I shall say this only once. I have some sympathy with David Cameron not recognising what was coming down the track. It’s not just about the referendum itself. I still believe that he was wrong to go for a referendum after the 2010 General Election in a representative democracy, but there is another powerful factor in play which has become clearer in the years since the 2016 vote.
Six years is a long time in terms of the role of social media in the political arena. The polarisation of positions/opinions/allegiances has deepened in the UK partly because of an oversimplified binary vote and partly because of the corrosion and distortion which comes with certain uses of social media in the political or quasi-political realm.
When I became an elected representative fairly late in life (after a lifetime as an activist), I had a fairly settled view of what politicians were for. I saw them as people’s representatives who had some ability at explaining complicated stuff in relatively simple terms so that people were better equipped to make some choices at elections. With this honourable understanding I can justify the shortest of Focus headlines and a press release which is well under half a page of A4.

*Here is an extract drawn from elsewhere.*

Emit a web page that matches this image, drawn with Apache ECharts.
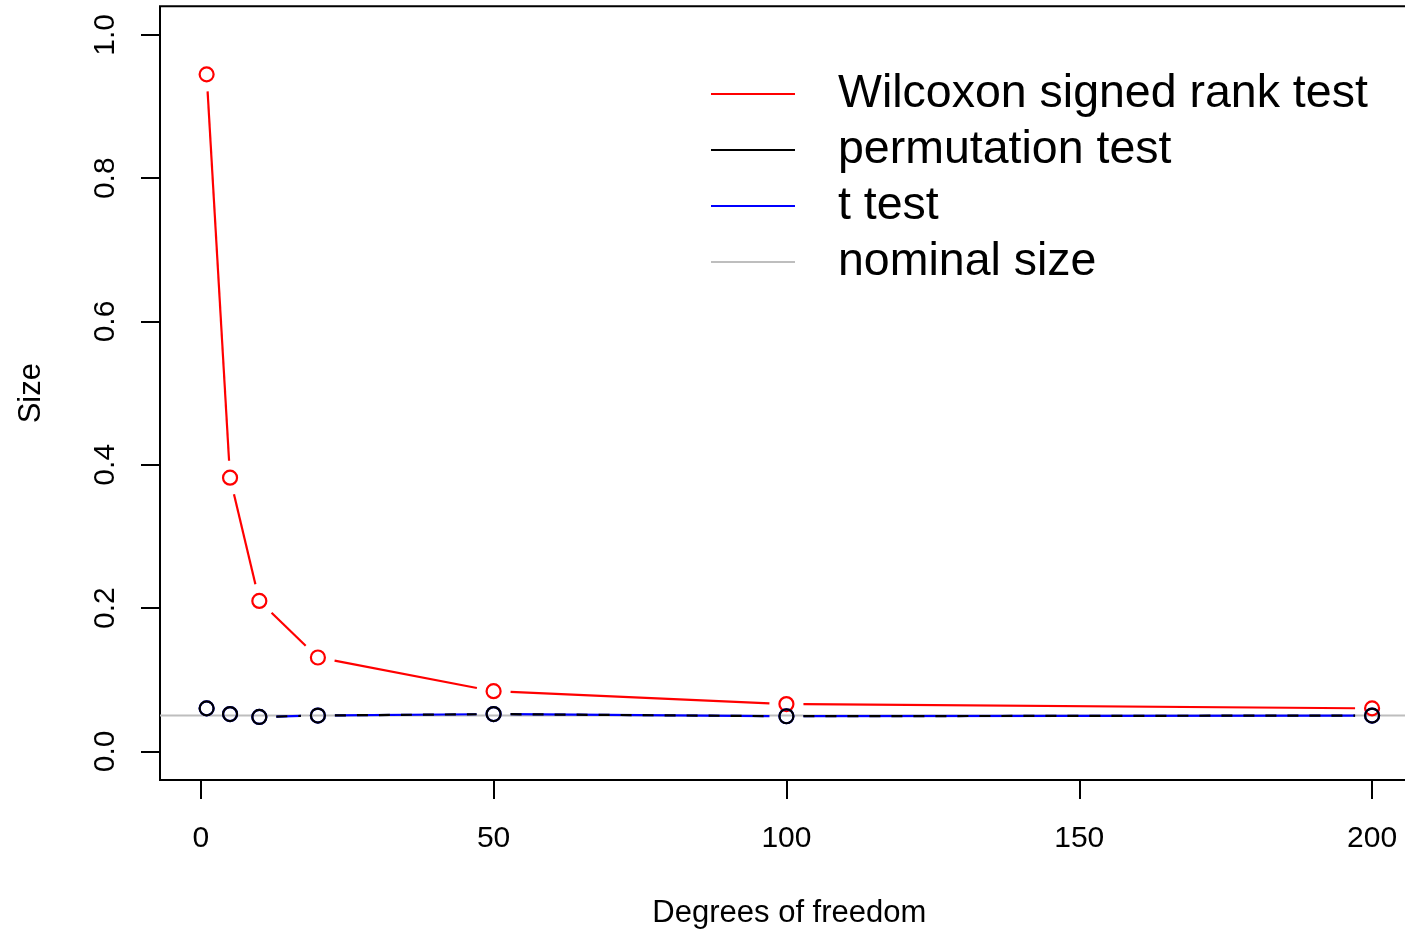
<!DOCTYPE html>
<html>
<head>
<meta charset="utf-8">
<title>Size of tests by degrees of freedom</title>
<script src="https://cdn.jsdelivr.net/npm/echarts@6/dist/echarts.min.js"></script>
<style>
  html, body { margin: 0; padding: 0; background: #fff; overflow: hidden; }
  /* the plot region runs slightly past the right edge of the page */
  #chart { width: 1420px; height: 934px; }
</style>
</head>
<body>
<div id="chart"></div>
<script>
// Degrees of freedom of the simulated t distribution
const degreesOfFreedom = [1, 5, 10, 20, 50, 100, 200];

// Empirical size (rejection rate) of each test
const wilcoxonSize    = [0.945, 0.382, 0.210, 0.131, 0.084, 0.066, 0.060];
const permutationSize = [0.060, 0.052, 0.048, 0.050, 0.052, 0.049, 0.050];
const tTestSize       = [0.060, 0.052, 0.048, 0.050, 0.052, 0.049, 0.050];

// Nominal level of the tests
const nominalSize = 0.05;

// Tick labels
const xTicks = [0, 50, 100, 150, 200];
const yTicks = [0, 0.2, 0.4, 0.6, 0.8, 1.0];

const FONT = '"Liberation Sans", Arial, Helvetica, sans-serif';
const GAP = 17;     // empty space between a point and its connecting line
const RADIUS = 7;   // open circle radius

// rows: [x, y, next x, next y]
function rows(xs, ys) {
  return xs.map((x, i) => [
    x, ys[i],
    i + 1 < xs.length ? xs[i + 1] : '-',
    i + 1 < xs.length ? ys[i + 1] : '-'
  ]);
}

// points joined by lines that stop short of each point
function pointsAndLines(color, dash) {
  return function (params, api) {
    const p0 = api.coord([api.value(0), api.value(1)]);
    const children = [];
    const nx = api.value(2), ny = api.value(3);
    if (Number.isFinite(nx) && Number.isFinite(ny)) {
      const p1 = api.coord([nx, ny]);
      const dx = p1[0] - p0[0], dy = p1[1] - p0[1];
      const len = Math.sqrt(dx * dx + dy * dy);
      if (len > 2 * GAP) {
        const ux = dx / len, uy = dy / len;
        children.push({
          type: 'line',
          shape: {
            x1: p0[0] + ux * GAP, y1: p0[1] + uy * GAP,
            x2: p1[0] - ux * GAP, y2: p1[1] - uy * GAP
          },
          style: { stroke: color, lineWidth: 2.2, lineDash: dash || null }
        });
      }
    }
    children.push({
      type: 'circle',
      shape: { cx: p0[0], cy: p0[1], r: RADIUS },
      style: { fill: 'none', stroke: color, lineWidth: 2.2 }
    });
    return { type: 'group', children };
  };
}

function testSeries(name, ys, color, dash, z) {
  return {
    name,
    type: 'custom',
    z,
    data: rows(degreesOfFreedom, ys),
    dimensions: ['x', 'y', 'x2', 'y2'],
    encode: { x: [0, 2], y: [1, 3] },
    itemStyle: { color },
    renderItem: pointsAndLines(color, dash),
    clip: false,
    silent: true
  };
}

const chart = echarts.init(document.getElementById('chart'), null, { renderer: 'canvas' });

chart.setOption({
  animation: false,
  backgroundColor: '#ffffff',
  textStyle: { fontFamily: FONT },
  grid: {
    left: 160, top: 6.3, right: 1.3, bottom: 153,
    show: true, borderColor: '#000', borderWidth: 2, backgroundColor: 'transparent'
  },
  xAxis: {
    type: 'value',
    min: -6.96, max: 207.96,
    name: 'Degrees of freedom',
    nameLocation: 'middle',
    nameGap: 118,
    nameTextStyle: { fontSize: 31, color: '#000', fontFamily: FONT },
    axisLine: { show: false, onZero: false },
    splitLine: { show: false },
    axisTick: { show: true, customValues: xTicks, length: 19, inside: false, lineStyle: { color: '#000', width: 2 } },
    axisLabel: { customValues: xTicks, fontSize: 30, color: '#000', margin: 44, fontFamily: FONT, formatter: v => String(v) }
  },
  yAxis: {
    type: 'value',
    min: -0.04, max: 1.04,
    name: 'Size',
    nameLocation: 'middle',
    nameGap: 113,
    nameTextStyle: { fontSize: 31, color: '#000', fontFamily: FONT },
    axisLine: { show: false, onZero: false },
    splitLine: { show: false },
    axisTick: { show: true, customValues: yTicks, length: 19, inside: false, lineStyle: { color: '#000', width: 2 } },
    axisLabel: { customValues: yTicks, rotate: 90, fontSize: 30, color: '#000', margin: 39, fontFamily: FONT, formatter: v => v.toFixed(1) }
  },
  legend: {
    orient: 'vertical',
    left: 711, top: 66,
    padding: 0,
    itemWidth: 84, itemHeight: 2, itemGap: 0,
    icon: 'rect',
    selectedMode: false,
    textStyle: { fontSize: 46.5, lineHeight: 56, color: '#000', fontFamily: FONT, padding: [0, 0, 0, 38] },
    data: ['Wilcoxon signed rank test', 'permutation test', 't test', 'nominal size']
  },
  series: [
    {
      // horizontal reference line across the whole plot region
      name: 'nominal size',
      type: 'custom',
      z: 1,
      data: [[0, nominalSize]],
      encode: { x: 0, y: 1 },
      itemStyle: { color: '#bebebe' },
      clip: false,
      silent: true,
      renderItem: function (params, api) {
        const cs = params.coordSys;
        const y = api.coord([api.value(0), api.value(1)])[1];
        return {
          type: 'line',
          shape: { x1: cs.x, y1: y, x2: cs.x + cs.width, y2: y },
          style: { stroke: '#bebebe', lineWidth: 2 }
        };
      }
    },
    testSeries('Wilcoxon signed rank test', wilcoxonSize, '#ff0000', null, 3),
    testSeries('t test', tTestSize, '#0000ff', null, 4),
    testSeries('permutation test', permutationSize, '#000000', [11, 11], 5)
  ]
});
</script>
</body>
</html>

I still buy into the basic model. I am a kind of professional simplifier but the last few years have alerted us to the dangers of not giving sufficient recognition to the complicated reasons as to why people hold opinions which we profoundly disagree with or which fly in the face of expert opinion. Sonia Sodha, a distinguished leader writer for the Observer, encapsulated her view in a non-leader article with the headline “Question Time showed that you can’t counter anti-vax myths with cold reason alone”.